___ TASK MATERIAL
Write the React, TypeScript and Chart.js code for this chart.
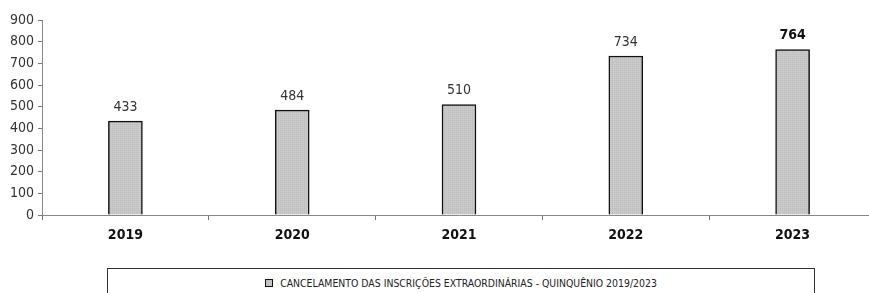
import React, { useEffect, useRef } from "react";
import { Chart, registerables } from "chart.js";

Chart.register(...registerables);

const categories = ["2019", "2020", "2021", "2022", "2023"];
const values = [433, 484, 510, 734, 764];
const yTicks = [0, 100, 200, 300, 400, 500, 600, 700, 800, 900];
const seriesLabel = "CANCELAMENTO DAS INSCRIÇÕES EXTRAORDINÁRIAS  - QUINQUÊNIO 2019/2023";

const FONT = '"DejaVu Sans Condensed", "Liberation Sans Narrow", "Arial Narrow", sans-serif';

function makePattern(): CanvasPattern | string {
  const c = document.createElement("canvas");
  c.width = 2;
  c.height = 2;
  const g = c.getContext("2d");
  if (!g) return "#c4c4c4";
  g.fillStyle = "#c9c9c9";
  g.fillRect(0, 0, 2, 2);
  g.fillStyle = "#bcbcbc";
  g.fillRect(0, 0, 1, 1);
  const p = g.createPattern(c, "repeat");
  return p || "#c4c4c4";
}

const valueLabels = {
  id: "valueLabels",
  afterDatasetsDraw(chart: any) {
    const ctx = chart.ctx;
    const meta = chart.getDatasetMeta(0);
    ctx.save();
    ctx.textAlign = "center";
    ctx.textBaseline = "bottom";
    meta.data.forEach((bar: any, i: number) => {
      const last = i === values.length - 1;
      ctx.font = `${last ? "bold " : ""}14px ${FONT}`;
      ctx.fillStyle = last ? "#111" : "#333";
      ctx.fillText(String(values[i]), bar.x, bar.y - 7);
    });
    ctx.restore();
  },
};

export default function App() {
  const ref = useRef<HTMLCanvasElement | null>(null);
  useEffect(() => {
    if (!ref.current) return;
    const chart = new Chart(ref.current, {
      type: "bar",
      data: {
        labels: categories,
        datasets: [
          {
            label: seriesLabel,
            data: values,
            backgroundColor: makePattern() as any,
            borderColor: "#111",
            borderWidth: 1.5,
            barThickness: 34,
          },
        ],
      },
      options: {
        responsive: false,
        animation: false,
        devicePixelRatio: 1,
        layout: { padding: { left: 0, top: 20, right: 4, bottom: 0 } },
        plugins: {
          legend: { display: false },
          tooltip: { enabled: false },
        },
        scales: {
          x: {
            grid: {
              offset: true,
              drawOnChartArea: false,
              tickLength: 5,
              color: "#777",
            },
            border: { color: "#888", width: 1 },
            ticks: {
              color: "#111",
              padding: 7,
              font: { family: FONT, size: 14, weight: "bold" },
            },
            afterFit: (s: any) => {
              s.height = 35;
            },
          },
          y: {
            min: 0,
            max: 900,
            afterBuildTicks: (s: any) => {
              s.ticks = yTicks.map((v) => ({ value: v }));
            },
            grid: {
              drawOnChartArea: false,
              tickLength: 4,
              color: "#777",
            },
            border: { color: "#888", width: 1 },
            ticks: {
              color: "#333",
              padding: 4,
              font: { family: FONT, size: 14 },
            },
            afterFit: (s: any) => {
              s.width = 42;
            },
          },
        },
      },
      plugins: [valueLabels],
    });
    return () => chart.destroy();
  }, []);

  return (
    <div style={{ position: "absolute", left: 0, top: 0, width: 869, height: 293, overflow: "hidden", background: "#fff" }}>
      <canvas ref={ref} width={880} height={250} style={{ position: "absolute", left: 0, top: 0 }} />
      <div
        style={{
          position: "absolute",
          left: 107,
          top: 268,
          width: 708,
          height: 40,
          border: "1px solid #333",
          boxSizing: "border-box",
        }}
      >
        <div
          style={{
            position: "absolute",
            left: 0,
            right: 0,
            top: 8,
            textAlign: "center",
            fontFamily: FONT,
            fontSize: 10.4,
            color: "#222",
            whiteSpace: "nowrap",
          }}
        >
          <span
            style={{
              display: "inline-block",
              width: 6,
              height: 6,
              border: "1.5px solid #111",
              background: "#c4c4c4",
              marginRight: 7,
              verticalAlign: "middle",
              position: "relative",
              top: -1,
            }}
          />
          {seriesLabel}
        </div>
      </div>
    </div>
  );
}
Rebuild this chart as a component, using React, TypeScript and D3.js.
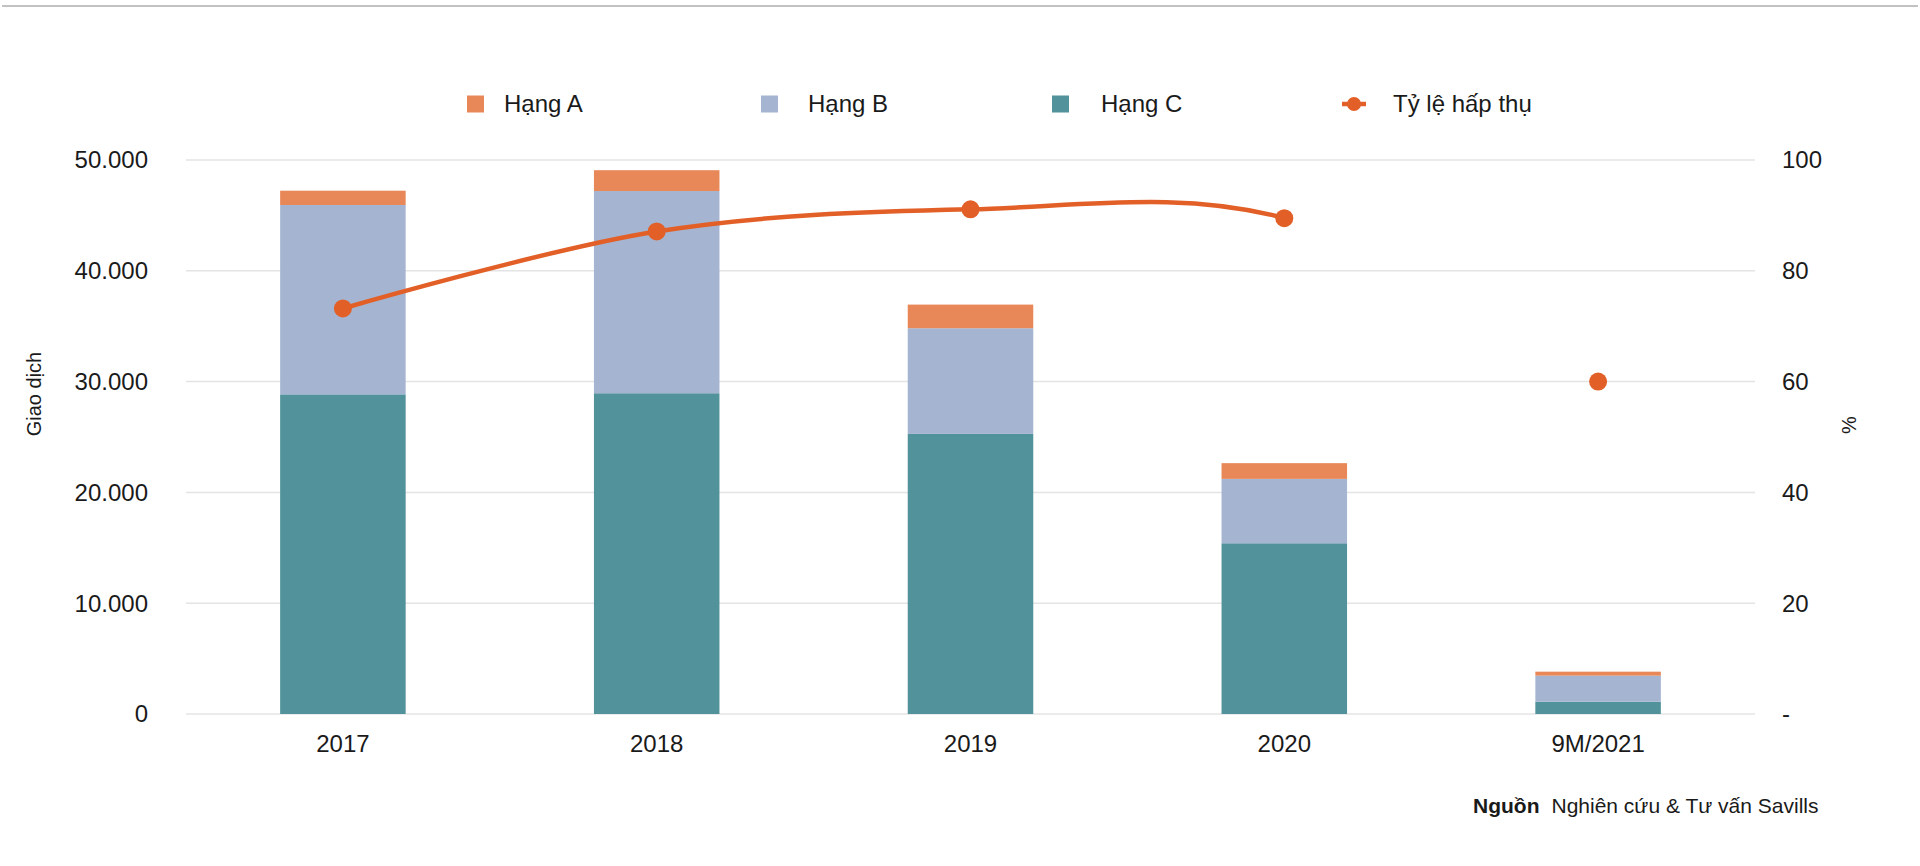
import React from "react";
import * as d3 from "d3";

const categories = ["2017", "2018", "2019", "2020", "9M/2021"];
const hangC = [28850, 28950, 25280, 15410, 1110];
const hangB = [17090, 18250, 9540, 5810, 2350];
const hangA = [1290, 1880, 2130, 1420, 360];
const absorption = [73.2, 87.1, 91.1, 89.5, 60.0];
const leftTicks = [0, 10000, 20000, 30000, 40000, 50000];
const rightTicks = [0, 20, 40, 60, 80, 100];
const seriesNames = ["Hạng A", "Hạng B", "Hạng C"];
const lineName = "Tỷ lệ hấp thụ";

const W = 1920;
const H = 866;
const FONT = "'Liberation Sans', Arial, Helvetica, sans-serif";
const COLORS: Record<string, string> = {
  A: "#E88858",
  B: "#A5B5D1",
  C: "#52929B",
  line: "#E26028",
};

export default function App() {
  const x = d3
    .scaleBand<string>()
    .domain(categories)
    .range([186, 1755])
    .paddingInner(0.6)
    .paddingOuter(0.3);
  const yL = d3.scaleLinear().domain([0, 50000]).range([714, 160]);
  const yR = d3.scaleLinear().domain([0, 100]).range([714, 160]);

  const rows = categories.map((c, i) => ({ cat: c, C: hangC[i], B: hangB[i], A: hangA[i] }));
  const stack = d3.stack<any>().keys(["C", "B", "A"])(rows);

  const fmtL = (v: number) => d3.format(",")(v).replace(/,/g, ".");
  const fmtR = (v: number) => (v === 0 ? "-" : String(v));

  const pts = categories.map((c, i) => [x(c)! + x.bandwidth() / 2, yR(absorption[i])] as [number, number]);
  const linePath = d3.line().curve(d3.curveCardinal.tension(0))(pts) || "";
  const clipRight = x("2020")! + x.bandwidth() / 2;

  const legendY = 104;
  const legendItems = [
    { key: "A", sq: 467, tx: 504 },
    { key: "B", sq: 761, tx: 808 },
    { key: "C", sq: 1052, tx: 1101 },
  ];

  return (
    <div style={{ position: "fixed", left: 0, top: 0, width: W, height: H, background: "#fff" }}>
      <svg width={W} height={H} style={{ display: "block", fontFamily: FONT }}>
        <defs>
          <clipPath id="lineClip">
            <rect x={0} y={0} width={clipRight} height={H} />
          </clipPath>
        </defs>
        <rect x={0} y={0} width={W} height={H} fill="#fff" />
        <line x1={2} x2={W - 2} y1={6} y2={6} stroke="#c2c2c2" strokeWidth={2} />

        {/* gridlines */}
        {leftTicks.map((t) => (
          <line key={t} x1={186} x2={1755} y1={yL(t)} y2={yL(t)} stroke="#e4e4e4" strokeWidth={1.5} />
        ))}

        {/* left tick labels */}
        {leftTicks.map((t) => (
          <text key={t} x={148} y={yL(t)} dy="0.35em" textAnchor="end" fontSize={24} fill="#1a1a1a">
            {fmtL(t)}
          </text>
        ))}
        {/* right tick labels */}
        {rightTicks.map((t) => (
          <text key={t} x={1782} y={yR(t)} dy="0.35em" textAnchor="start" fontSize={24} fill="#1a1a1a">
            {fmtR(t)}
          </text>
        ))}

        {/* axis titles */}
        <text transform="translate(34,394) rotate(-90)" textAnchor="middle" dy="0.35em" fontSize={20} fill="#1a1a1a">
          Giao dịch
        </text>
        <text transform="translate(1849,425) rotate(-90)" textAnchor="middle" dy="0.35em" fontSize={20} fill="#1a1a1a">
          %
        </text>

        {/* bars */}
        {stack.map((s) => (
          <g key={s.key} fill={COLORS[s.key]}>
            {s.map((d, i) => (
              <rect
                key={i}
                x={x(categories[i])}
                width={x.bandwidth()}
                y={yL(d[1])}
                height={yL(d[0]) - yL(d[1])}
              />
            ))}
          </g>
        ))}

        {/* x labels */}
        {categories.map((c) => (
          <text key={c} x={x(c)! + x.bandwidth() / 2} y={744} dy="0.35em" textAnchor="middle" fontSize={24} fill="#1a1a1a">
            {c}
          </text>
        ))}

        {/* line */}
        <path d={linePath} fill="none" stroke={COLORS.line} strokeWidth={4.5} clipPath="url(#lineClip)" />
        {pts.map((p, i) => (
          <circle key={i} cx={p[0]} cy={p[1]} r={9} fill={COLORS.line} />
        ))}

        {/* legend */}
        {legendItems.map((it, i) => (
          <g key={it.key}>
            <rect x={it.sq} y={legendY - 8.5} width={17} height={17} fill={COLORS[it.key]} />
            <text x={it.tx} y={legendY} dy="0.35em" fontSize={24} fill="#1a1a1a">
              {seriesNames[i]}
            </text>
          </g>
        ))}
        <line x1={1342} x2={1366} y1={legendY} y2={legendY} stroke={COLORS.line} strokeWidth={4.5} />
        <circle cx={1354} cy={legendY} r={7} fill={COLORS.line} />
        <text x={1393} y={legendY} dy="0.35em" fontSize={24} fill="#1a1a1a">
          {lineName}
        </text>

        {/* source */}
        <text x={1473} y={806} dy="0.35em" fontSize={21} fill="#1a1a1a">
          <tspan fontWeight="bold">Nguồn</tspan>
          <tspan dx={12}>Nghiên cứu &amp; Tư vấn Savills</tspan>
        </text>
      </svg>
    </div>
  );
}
______
● WHAT TO DO: The lines from the start of the data through the line that contains "DAS INSCRIÇÕES EXTRAORDINÁRIAS" are to be returned exactly, please, with both ends included and every picture left out.

● PROBLEM SOLUTION:
Write the React, TypeScript and Chart.js code for this chart.
import React, { useEffect, useRef } from "react";
import { Chart, registerables } from "chart.js";

Chart.register(...registerables);

const categories = ["2019", "2020", "2021", "2022", "2023"];
const values = [433, 484, 510, 734, 764];
const yTicks = [0, 100, 200, 300, 400, 500, 600, 700, 800, 900];
const seriesLabel = "CANCELAMENTO DAS INSCRIÇÕES EXTRAORDINÁRIAS  - QUINQUÊNIO 2019/2023";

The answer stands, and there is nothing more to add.